Jorja/Indigo: Easy to steal from.
Tyrone/Dungeon Master: To the right here is the cosmetics and accessories section, so it’s got your make-up. It’s got your handbags. It’s got your hairbands, all the necessities. That’s what you can see from the entrance with your Darkvision as you go in as these guys are figuring out how the flashlight works.
Steven/Andres: “Daryl mate, are you having some problems with your eyes there? Can you not see in there?”
Olive/Daryl: “No mate, it’s dark. There’s no light. I’ve just got my regular human eyes as I’m told.”
Steven/Andres: “Yeah, wow. That’s shit.”
Olive/Daryl: “It’s not great, but I’ve got my handy-dandy - thanks for showing me,” and I’ll turn the brightness all the way up on my phone, “ I’ve got my light.”
Steven/Andres: “Yep, I hope that helps.” Can we see the other two?
Tyrone/Dungeon Master: Yeah. Are you going just inside?
Jorja/Indigo: No, we were going to sneak in.
Tyrone/Dungeon Master: Okay.
Steven/Andres: They were sneaking in while we were working out flashlights, so I’m assuming that we’re just in a car park now by ourselves.

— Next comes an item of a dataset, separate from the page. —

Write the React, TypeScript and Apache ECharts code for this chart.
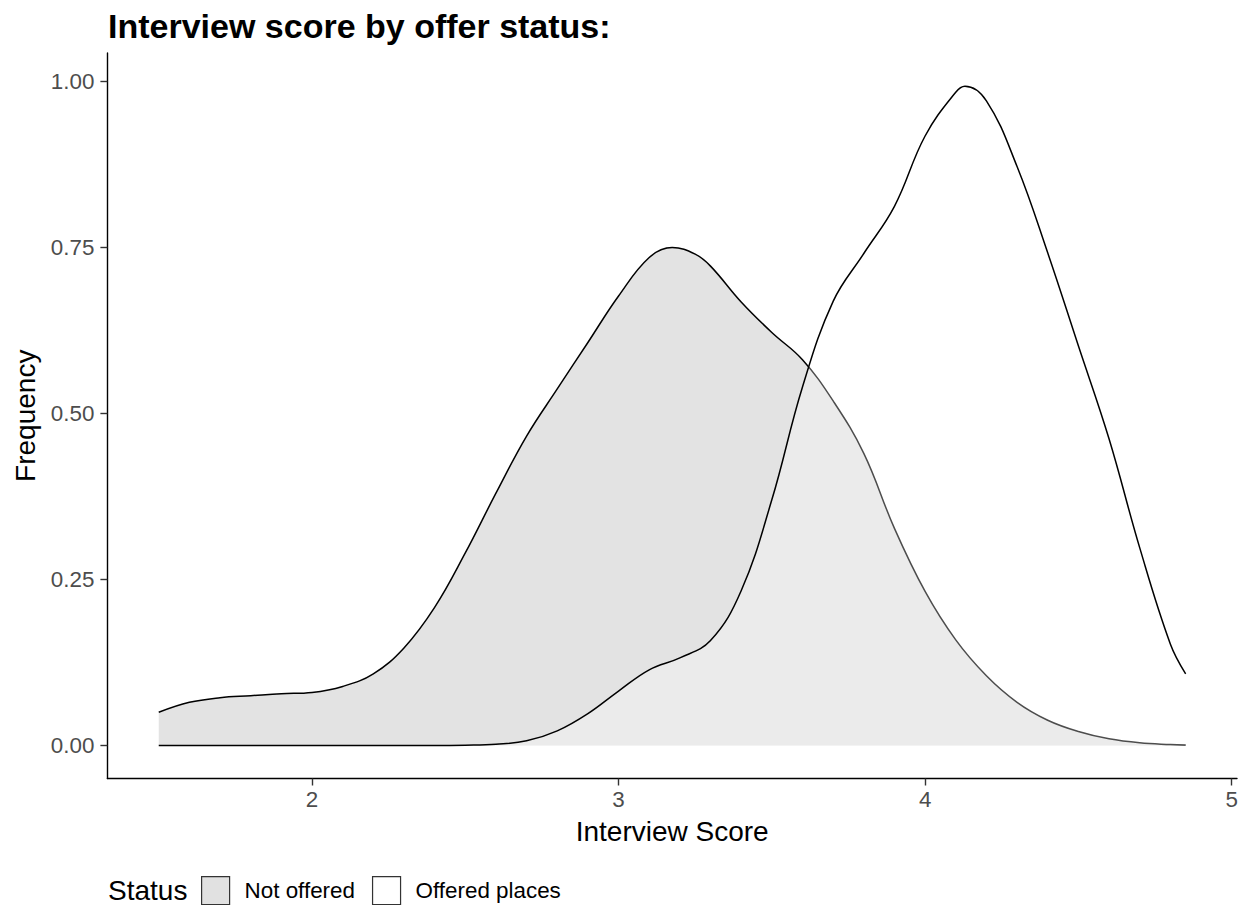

Jorja/Indigo: Yeah, just two dudes in a car park.
Steven/Andres: I’ve been there. What?
Tyrone/Dungeon Master: Nasty bitch.
Rosie/Pookie:In a car park?! Steven!
Jorja/Indigo: Can I ask a quick question? When we were driving here, did we see the back of the building?
Tyrone/Dungeon Master: Yeah, it was sort of covered by those construction fences I was talking about, but there is a loading dock around to the back.
Jorja/Indigo: Okay, so that is an exit. It’s not another store behind it or whatever.
Tyrone/Dungeon Master: No, there is more building behind this. Those are doors that I can click on, but yes, it is the one building. It’s like a Bunnings.
Jorja/Indigo: Okay, thank you.
Tyrone/Dungeon Master: Yeah, roll Stealth Pookie and Indigo. Roll Perception please, Daryl and Andres.
Steven/Andres: Do we need to roll with disadvantage because we’re fixated on torches?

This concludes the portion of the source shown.